La prison de Nouméa, un bol d’air… tardif

Le ministre de la Justice Éric Dupond-Moretti s’est rendu, jeudi 22 février, sur le terrain devant accueillir le futur centre de détention à Nouméa. Un projet « indispensable » et « nécessaire ». (© A.-C.P.)

Annoncé à 60 milliards de francs, soit le plus important investissement de l’État en Nouvelle-Calédonie, le projet de construction d’un centre pénitentiaire en baie de Koutio-Kouéta promet des retombées économiques considérables. Mais le calendrier ne répond pas à l’urgence du BTP.

La courte voie en terre débouche pour l’instant sur un terrain vague. En baie de Koutio-Kouéta à Nouméa, jeudi 22 février, le ministre de la Justice Éric Dupond-Moretti, accompagné de ses confrères Gérald Darmanin et Marie Guévenoux, a annoncé la construction d’un centre pénitentiaire d’une capacité de 600 places ici même, au bout de la zone industrielle de Ducos. Relais attendu du Camp-Est tristement réputé pour ses conditions de détention indignes, le nouvel établissement, qui réservera une place conséquente à la réinsertion, doit s’étendre sur 18 hectares.

Le budget, entièrement soutenu par l’État, est colossal : 60 milliards de francs. « C’est énorme, c’est le plus gros investissement de l’État en Nouvelle-Calédonie », s’est félicité le garde des Sceaux. De nombreux corps de métier seront sollicités. « Nous sommes contents que le gouvernement national investisse un tel montant », note Benoît Meunier, président de la Fédération calédonienne du BTP. Cet engagement financier « relancerait beaucoup le secteur », ajoute Christophe Hervouet, secrétaire général du comité d’entreprise de Colas route et délégué syndical du Soenc BTP.

Prudent sur le planning du chantier le jeudi matin, Éric Dupond-Moretti a dévoilé une base de calendrier, un peu plus tard, devant les caméras de NC La 1ère, puis par communiqué officiel du ministère : après un temps réservé aux études, la mise en chantier est estimée en 2029 et la livraison du centre de détention, en 2032.

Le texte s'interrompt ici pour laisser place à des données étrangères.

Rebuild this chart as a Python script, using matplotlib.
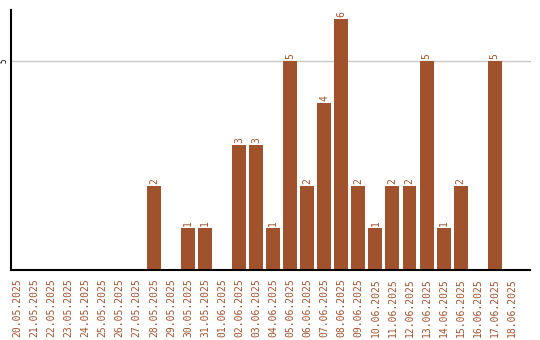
import matplotlib
matplotlib.use("Agg")
import matplotlib.pyplot as plt

dates = ["20.05.2025", "21.05.2025", "22.05.2025", "23.05.2025", "24.05.2025",
         "25.05.2025", "26.05.2025", "27.05.2025", "28.05.2025", "29.05.2025",
         "30.05.2025", "31.05.2025", "01.06.2025", "02.06.2025", "03.06.2025",
         "04.06.2025", "05.06.2025", "06.06.2025", "07.06.2025", "08.06.2025",
         "09.06.2025", "10.06.2025", "11.06.2025", "12.06.2025", "13.06.2025",
         "14.06.2025", "15.06.2025", "16.06.2025", "17.06.2025", "18.06.2025"]
values = [0, 0, 0, 0, 0, 0, 0, 0, 2, 0,
          1, 1, 0, 3, 3, 1, 5, 2, 4, 6,
          2, 1, 2, 2, 5, 1, 2, 0, 5, 0]

color = "#A0522D"
fig = plt.figure(figsize=(5.4, 3.4), dpi=100)
ax = fig.add_axes([10.5/540, 70/340, 520/540, 260/340])

x = list(range(len(dates)))
ax.bar(x, values, width=0.82, color=color, zorder=2)
for xi, v in zip(x, values):
    if v > 0:
        ax.text(xi, v + 0.05, str(v), rotation=90, ha="center", va="bottom",
                fontsize=7, color=color, family="DejaVu Sans Mono")

ax.set_xlim(-0.41, 30.1)
ax.set_ylim(0, 6.22)
ax.set_yticks([5])
ax.set_yticklabels(["5"], rotation=90, va="center", fontsize=5.5, family="DejaVu Sans Mono")
ax.yaxis.grid(True, color="#c8c8c8", linewidth=1, zorder=0)
ax.set_axisbelow(True)
ax.tick_params(axis="y", length=0, pad=1.5)
ax.set_xticks(x)
ax.set_xticklabels(dates, rotation=90, fontsize=7, color=color, family="DejaVu Sans Mono")
ax.tick_params(axis="x", length=0, pad=6)
for s in ["top", "right"]:
    ax.spines[s].set_visible(False)
ax.spines["left"].set_linewidth(1.5)
ax.spines["bottom"].set_linewidth(1.5)

fig.savefig("out.png", dpi=100)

« LA CRISE INTERVIENT MAINTENANT »

Benoît Meunier et Christophe Hervouet sont unanimes, « la crise intervient maintenant ». Conclusion, « il va y avoir de la casse d’ici là », bien avant le premier coup de pioche pour la réalisation de la prison, déplore le dirigeant de la FCBTP. « Les petites entreprises vont commencer à tomber », confie le syndicaliste, qui signale que la direction de Colas va déposer une demande de chômage partiel pour une centaine de salariés sur un effectif total de 250 employés. « Il faut que tout le monde se mette autour de la table pour assurer une relance du BTP. »

Selon les professionnels du bâtiment et travaux publics, il paraît bien difficile d’accélérer le programme en vue de la construction de la prison de Nouméa en baie de Koutio-Kouéta. Pourtant, ce projet d’une ampleur unique promet un vrai bol d’air, à condition que les grandes mais aussi les petites entreprises locales bénéficient des retombées économiques. Le centre de détention de Koné, doté de 120 places réservées aux hommes majeurs condamnés et inauguré par le ministre de la Justice vendredi 23 février, a boosté la région. « Un véritable moteur économique », avait indiqué le ministère de référence au début des travaux, le chantier de construction mobilisant entre 20 et 30 entreprises et intégrant un volet social grâce à la clause d’insertion des marchés publics. Et encore, le coût de la réalisation dans le Nord, après trois années de travaux, s’est élevé à 6,4 milliards de francs. Donc bien inférieur au budget de 60 milliards de francs annoncé à Nouméa.

Des patrons dans le BTP craignent un double effet de la crise : au-delà de la disparition de sociétés, des salariés formés et expérimentés peuvent quitter le territoire ou trouver du travail ici dans un tout autre domaine. Ce secteur spécifique perdrait ainsi en compétences.